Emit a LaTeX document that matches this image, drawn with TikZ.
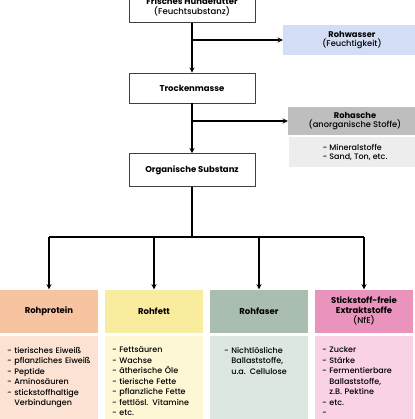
\documentclass[tikz,border=0pt]{standalone}
\usepackage{fontspec}
\setmainfont{Poppins}[UprightFont={* Medium}, BoldFont={* Bold}]
\usetikzlibrary{positioning}

\definecolor{wasserblau}{HTML}{D3DEF6}
\definecolor{aschegrau}{HTML}{BEBEBE}
\definecolor{aschehell}{HTML}{EDEDED}
\definecolor{proteinkopf}{HTML}{F8C3A0}
\definecolor{proteinhell}{HTML}{FCE2D3}
\definecolor{fettkopf}{HTML}{FAEC9E}
\definecolor{fetthell}{HTML}{FEF7D6}
\definecolor{faserkopf}{HTML}{A9BDB1}
\definecolor{faserhell}{HTML}{DCE7E0}
\definecolor{nfekopf}{HTML}{EA93BC}
\definecolor{nfehell}{HTML}{F9D2E5}

\newcommand{\spalte}[1]{\parbox[t][74pt][t]{\linewidth}{\raggedright #1}}
\newcommand{\weiter}{\hphantom{- }}

\tikzset{
  stufe/.style={draw=black!75, line width=0.7pt, fill=white, minimum width=126pt,
    minimum height=30pt, align=center, inner sep=1pt, font=\fontsize{8.5}{10}\selectfont},
  seite/.style={minimum height=28pt, align=center, inner sep=1pt,
    font=\fontsize{8.3}{9.5}\selectfont},
  kopf/.style={minimum width=98pt, minimum height=43pt, align=center, inner sep=1pt,
    font=\bfseries\fontsize{8.5}{10}\selectfont},
  liste/.style={minimum width=98pt, text width=84pt, inner ysep=11pt, align=left,
    font=\fontsize{8}{10.5}\selectfont},
  pfeil/.style={->, line width=1.3pt},
}

\begin{document}
\begin{tikzpicture}[x=1pt, y=1pt, >=stealth]
  \useasboundingbox (0,0) rectangle (414,-419);

  % Hauptstrang
  \node[stufe, minimum height=31pt] (futter) at (192,-7) {\textbf{Frisches Hundefutter}\\(Feuchtsubstanz)};
  \node[stufe] (trocken) at (192,-88) {\textbf{Trockenmasse}};
  \node[stufe, minimum height=33pt] (organ) at (192,-170) {\textbf{Organische Substanz}};

  % Seitenzweige
  \node[seite, fill=wasserblau, minimum width=138pt, minimum height=30pt] (wasser) at (352,-40)
    {\textbf{Rohwasser}\\(Feuchtigkeit)};
  \node[seite, fill=aschegrau, minimum width=134pt] (asche) at (355,-121)
    {\textbf{Rohasche}\\(anorganische Stoffe)};
  \node[seite, fill=aschehell, minimum width=132pt, minimum height=30pt, align=left,
    font=\fontsize{8}{9.5}\selectfont, below=2pt of asche] (ascheliste)
    {- Mineralstoffe\\- Sand, Ton, etc.};

  \draw[pfeil] (futter) -- (trocken);
  \draw[pfeil] (trocken) -- (organ);
  \draw[pfeil] (futter.south |- wasser.west) -- (wasser.west);
  \draw[pfeil] (trocken.south |- asche.west) -- (asche.west);

  % Naehrstoffgruppen
  \node[kopf, fill=proteinkopf] (protein) at (49,-311) {Rohprotein};
  \node[kopf, fill=fettkopf] (fett) at (154,-311) {Rohfett};
  \node[kopf, fill=faserkopf] (faser) at (259,-311) {Rohfaser};
  \node[kopf, fill=nfekopf] (nfe) at (364,-311) {Stickstoff-freie\\Extraktstoffe\\\mdseries(NfE)};

  \node[liste, fill=proteinhell, below=3pt of protein] (proteinliste) {\spalte{%
    - tierisches Eiweiß\\- pflanzliches Eiweiß\\- Peptide\\- Aminosäuren\\
    - stickstoffhaltige\\\weiter Verbindungen}};
  \node[liste, fill=fetthell, below=3pt of fett] (fettliste) {\spalte{%
    - Fettsäuren\\- Wachse\\- ätherische Öle\\- tierische Fette\\
    - pflanzliche Fette\\- fettlösl. Vitamine\\- etc.}};
  \node[liste, fill=faserhell, text width=70pt, below=3pt of faser] (faserliste) {\spalte{%
    - Nichtlösliche\\\weiter Ballaststoffe,\\\weiter u.a. Cellulose}};
  \node[liste, fill=nfehell, below=3pt of nfe] (nfeliste) {\spalte{%
    - Zucker\\- Stärke\\- Fermentierbare\\\weiter Ballaststoffe,\\\weiter z.B. Pektine\\
    - etc.\\-}};

  \coordinate (verteiler) at (192,-237);
  \draw[line width=1.3pt] (organ) -- (verteiler);
  \draw[line width=1.3pt] (protein.north |- verteiler) -- (nfe.north |- verteiler);
  \foreach \gruppe in {protein,fett,faser,nfe}
    \draw[pfeil] (\gruppe.north |- verteiler) -- (\gruppe.north);
\end{tikzpicture}
\end{document}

* GIVEN TASK:
Every line above should be returned exactly; the pictures stay out.

* REPLY TO THE EXERCISE:
Emit a LaTeX document that matches this image, drawn with TikZ.
\documentclass[tikz,border=0pt]{standalone}
\usepackage{fontspec}
\setmainfont{Poppins}[UprightFont={* Medium}, BoldFont={* Bold}]
\usetikzlibrary{positioning}

\definecolor{wasserblau}{HTML}{D3DEF6}
\definecolor{aschegrau}{HTML}{BEBEBE}
\definecolor{aschehell}{HTML}{EDEDED}
\definecolor{proteinkopf}{HTML}{F8C3A0}
\definecolor{proteinhell}{HTML}{FCE2D3}
\definecolor{fettkopf}{HTML}{FAEC9E}
\definecolor{fetthell}{HTML}{FEF7D6}
\definecolor{faserkopf}{HTML}{A9BDB1}
\definecolor{faserhell}{HTML}{DCE7E0}
\definecolor{nfekopf}{HTML}{EA93BC}
\definecolor{nfehell}{HTML}{F9D2E5}

\newcommand{\spalte}[1]{\parbox[t][74pt][t]{\linewidth}{\raggedright #1}}
\newcommand{\weiter}{\hphantom{- }}

\tikzset{
  stufe/.style={draw=black!75, line width=0.7pt, fill=white, minimum width=126pt,
    minimum height=30pt, align=center, inner sep=1pt, font=\fontsize{8.5}{10}\selectfont},
  seite/.style={minimum height=28pt, align=center, inner sep=1pt,
    font=\fontsize{8.3}{9.5}\selectfont},
  kopf/.style={minimum width=98pt, minimum height=43pt, align=center, inner sep=1pt,
    font=\bfseries\fontsize{8.5}{10}\selectfont},
  liste/.style={minimum width=98pt, text width=84pt, inner ysep=11pt, align=left,
    font=\fontsize{8}{10.5}\selectfont},
  pfeil/.style={->, line width=1.3pt},
}

\begin{document}
\begin{tikzpicture}[x=1pt, y=1pt, >=stealth]
  \useasboundingbox (0,0) rectangle (414,-419);

  % Hauptstrang
  \node[stufe, minimum height=31pt] (futter) at (192,-7) {\textbf{Frisches Hundefutter}\\(Feuchtsubstanz)};
  \node[stufe] (trocken) at (192,-88) {\textbf{Trockenmasse}};
  \node[stufe, minimum height=33pt] (organ) at (192,-170) {\textbf{Organische Substanz}};

  % Seitenzweige
  \node[seite, fill=wasserblau, minimum width=138pt, minimum height=30pt] (wasser) at (352,-40)
    {\textbf{Rohwasser}\\(Feuchtigkeit)};
  \node[seite, fill=aschegrau, minimum width=134pt] (asche) at (355,-121)
    {\textbf{Rohasche}\\(anorganische Stoffe)};
  \node[seite, fill=aschehell, minimum width=132pt, minimum height=30pt, align=left,
    font=\fontsize{8}{9.5}\selectfont, below=2pt of asche] (ascheliste)
    {- Mineralstoffe\\- Sand, Ton, etc.};

  \draw[pfeil] (futter) -- (trocken);
  \draw[pfeil] (trocken) -- (organ);
  \draw[pfeil] (futter.south |- wasser.west) -- (wasser.west);
  \draw[pfeil] (trocken.south |- asche.west) -- (asche.west);

  % Naehrstoffgruppen
  \node[kopf, fill=proteinkopf] (protein) at (49,-311) {Rohprotein};
  \node[kopf, fill=fettkopf] (fett) at (154,-311) {Rohfett};
  \node[kopf, fill=faserkopf] (faser) at (259,-311) {Rohfaser};
  \node[kopf, fill=nfekopf] (nfe) at (364,-311) {Stickstoff-freie\\Extraktstoffe\\\mdseries(NfE)};

  \node[liste, fill=proteinhell, below=3pt of protein] (proteinliste) {\spalte{%
    - tierisches Eiweiß\\- pflanzliches Eiweiß\\- Peptide\\- Aminosäuren\\
    - stickstoffhaltige\\\weiter Verbindungen}};
  \node[liste, fill=fetthell, below=3pt of fett] (fettliste) {\spalte{%
    - Fettsäuren\\- Wachse\\- ätherische Öle\\- tierische Fette\\
    - pflanzliche Fette\\- fettlösl. Vitamine\\- etc.}};
  \node[liste, fill=faserhell, text width=70pt, below=3pt of faser] (faserliste) {\spalte{%
    - Nichtlösliche\\\weiter Ballaststoffe,\\\weiter u.a. Cellulose}};
  \node[liste, fill=nfehell, below=3pt of nfe] (nfeliste) {\spalte{%
    - Zucker\\- Stärke\\- Fermentierbare\\\weiter Ballaststoffe,\\\weiter z.B. Pektine\\
    - etc.\\-}};

  \coordinate (verteiler) at (192,-237);
  \draw[line width=1.3pt] (organ) -- (verteiler);
  \draw[line width=1.3pt] (protein.north |- verteiler) -- (nfe.north |- verteiler);
  \foreach \gruppe in {protein,fett,faser,nfe}
    \draw[pfeil] (\gruppe.north |- verteiler) -- (\gruppe.north);
\end{tikzpicture}
\end{document}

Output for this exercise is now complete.